___ Given material

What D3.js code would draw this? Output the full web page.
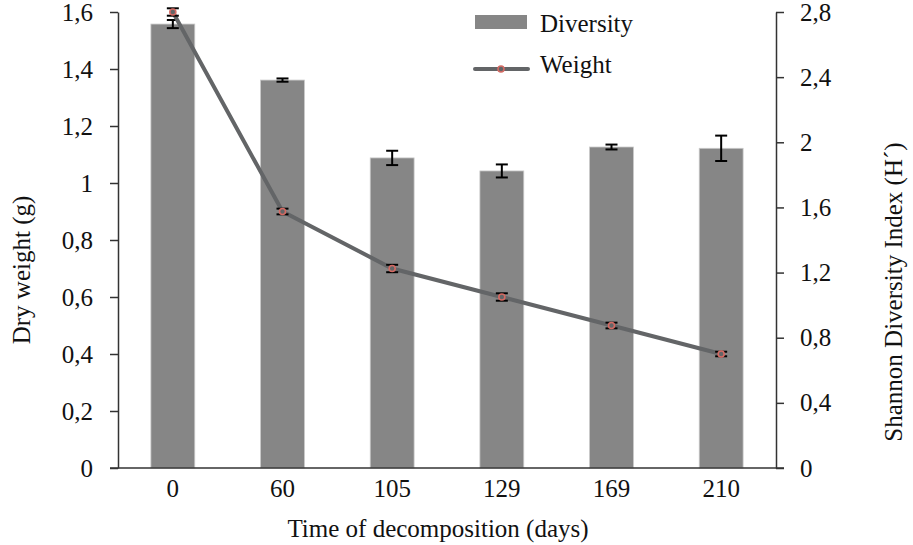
<!DOCTYPE html>
<html><head><meta charset="utf-8">
<script src="https://cdn.jsdelivr.net/npm/d3@7"></script>
<style>body{margin:0;background:#fff}</style>
</head><body>
<svg id="c" width="913" height="545"></svg>
<script>
const categories = ["0","60","105","129","169","210"];
const diversity = [2.726, 2.382, 1.904, 1.824, 1.971, 1.963];
const diversityErr = [0.025, 0.01, 0.044, 0.04, 0.015, 0.078];
const weight = [1.6, 0.9, 0.7, 0.6, 0.5, 0.4];
const weightErr = [0.013, 0.01, 0.013, 0.013, 0.01, 0.008];
const leftTicks = [0,0.2,0.4,0.6,0.8,1,1.2,1.4,1.6];
const rightTicks = [0,0.4,0.8,1.2,1.6,2,2.4,2.8];

const FONT = "'Liberation Serif','Times New Roman',serif";
const FS = 25;
const svg = d3.select("#c");
const L = 118, R = 776, T = 12, B = 468;
const x = d3.scaleBand().domain(categories).range([L, R]).paddingInner(0.6).paddingOuter(0.3);
const yL = d3.scaleLinear().domain([0,1.6]).range([B,T]);
const yR = d3.scaleLinear().domain([0,2.8]).range([B,T]);
const fmt = d => String(+d.toFixed(1)).replace(".", ",");

svg.append("g").selectAll("rect").data(categories).join("rect")
  .attr("x", d => x(d)).attr("width", x.bandwidth())
  .attr("y", (d,i) => yR(diversity[i])).attr("height", (d,i) => B - yR(diversity[i]))
  .attr("fill", "#868686").attr("stroke", "#c9c9c9").attr("stroke-width", 0.8);

function errBars(vals, errs, scale) {
  const g = svg.append("g").attr("stroke", "#000").attr("stroke-width", 2);
  categories.forEach((c,i) => {
    const cx = x(c) + x.bandwidth()/2, y1 = scale(vals[i]+errs[i]), y2 = scale(vals[i]-errs[i]);
    g.append("line").attr("x1", cx).attr("x2", cx).attr("y1", y1).attr("y2", y2);
    g.append("line").attr("x1", cx-6).attr("x2", cx+6).attr("y1", y1).attr("y2", y1);
    g.append("line").attr("x1", cx-6).attr("x2", cx+6).attr("y1", y2).attr("y2", y2);
  });
}
errBars(diversity, diversityErr, yR);

const line = d3.line().x((d,i) => x(categories[i]) + x.bandwidth()/2).y(d => yL(d));
svg.append("path").datum(weight).attr("d", line).attr("fill", "none")
  .attr("stroke", "#636567").attr("stroke-width", 4);
errBars(weight, weightErr, yL);
svg.append("g").selectAll("circle").data(weight).join("circle")
  .attr("cx", (d,i) => x(categories[i]) + x.bandwidth()/2).attr("cy", d => yL(d))
  .attr("r", 3).attr("fill", "#636567").attr("stroke", "#d46a63").attr("stroke-width", 1.6);

const axL = svg.append("g").attr("transform", `translate(${L},0)`)
  .call(d3.axisLeft(yL).tickValues(leftTicks).tickFormat(fmt).tickSize(8).tickPadding(17).tickSizeOuter(0));
const axR = svg.append("g").attr("transform", `translate(${R},0)`)
  .call(d3.axisRight(yR).tickValues(rightTicks).tickFormat(fmt).tickSize(8).tickPadding(16).tickSizeOuter(0));
[axL, axR].forEach(a => {
  a.attr("font-family", FONT).attr("font-size", FS);
  a.select(".domain").attr("stroke", "#333").attr("stroke-width", 1.5);
  a.selectAll(".tick line").attr("stroke", "#333").attr("stroke-width", 1.5);
  a.selectAll("text").attr("fill", "#111");
});
const axB = svg.append("g").attr("transform", `translate(0,${B})`)
  .call(d3.axisBottom(x).tickSize(0).tickPadding(11).tickSizeOuter(0));
axB.attr("font-family", FONT).attr("font-size", FS);
axB.select(".domain").remove();
axB.selectAll("text").attr("fill", "#111");
svg.append("line").attr("x1", 110).attr("x2", 784).attr("y1", B).attr("y2", B)
  .attr("stroke", "#333").attr("stroke-width", 1.5);

function txt(sel){ return sel.attr("font-family", FONT).attr("font-size", FS).attr("fill", "#111"); }
txt(svg.append("text")).attr("x", 438).attr("y", 537).attr("text-anchor", "middle")
  .text("Time of decomposition (days)");
txt(svg.append("text")).attr("transform", "translate(30,270) rotate(-90)").attr("text-anchor", "middle")
  .text("Dry weight (g)");
txt(svg.append("text")).attr("transform", "translate(902,292) rotate(-90)").attr("text-anchor", "middle")
  .text("Shannon Diversity Index (H´)");

const lg = svg.append("g");
lg.append("rect").attr("x", 475).attr("y", 15).attr("width", 52).attr("height", 14).attr("fill", "#868686");
txt(lg.append("text")).attr("x", 540).attr("y", 32).text("Diversity");
lg.append("line").attr("x1", 475).attr("x2", 528).attr("y1", 69).attr("y2", 69)
  .attr("stroke", "#636567").attr("stroke-width", 4).attr("stroke-linecap", "round");
lg.append("circle").attr("cx", 501).attr("cy", 69).attr("r", 3).attr("fill", "#636567")
  .attr("stroke", "#d46a63").attr("stroke-width", 1.6);
txt(lg.append("text")).attr("x", 540).attr("y", 73).text("Weight");
</script>
</body></html>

______

» **Instructions for the task**: Everything from the first line of the listing above through the line that contains "const rightTicks = [0,0.4,0.8,1.2,1.6,2,2.4,2.8];" is to be restated word for word, minus the pictures.

» **Output for this task**:
What D3.js code would draw this? Output the full web page.
<!DOCTYPE html>
<html><head><meta charset="utf-8">
<script src="https://cdn.jsdelivr.net/npm/d3@7"></script>
<style>body{margin:0;background:#fff}</style>
</head><body>
<svg id="c" width="913" height="545"></svg>
<script>
const categories = ["0","60","105","129","169","210"];
const diversity = [2.726, 2.382, 1.904, 1.824, 1.971, 1.963];
const diversityErr = [0.025, 0.01, 0.044, 0.04, 0.015, 0.078];
const weight = [1.6, 0.9, 0.7, 0.6, 0.5, 0.4];
const weightErr = [0.013, 0.01, 0.013, 0.013, 0.01, 0.008];
const leftTicks = [0,0.2,0.4,0.6,0.8,1,1.2,1.4,1.6];
const rightTicks = [0,0.4,0.8,1.2,1.6,2,2.4,2.8];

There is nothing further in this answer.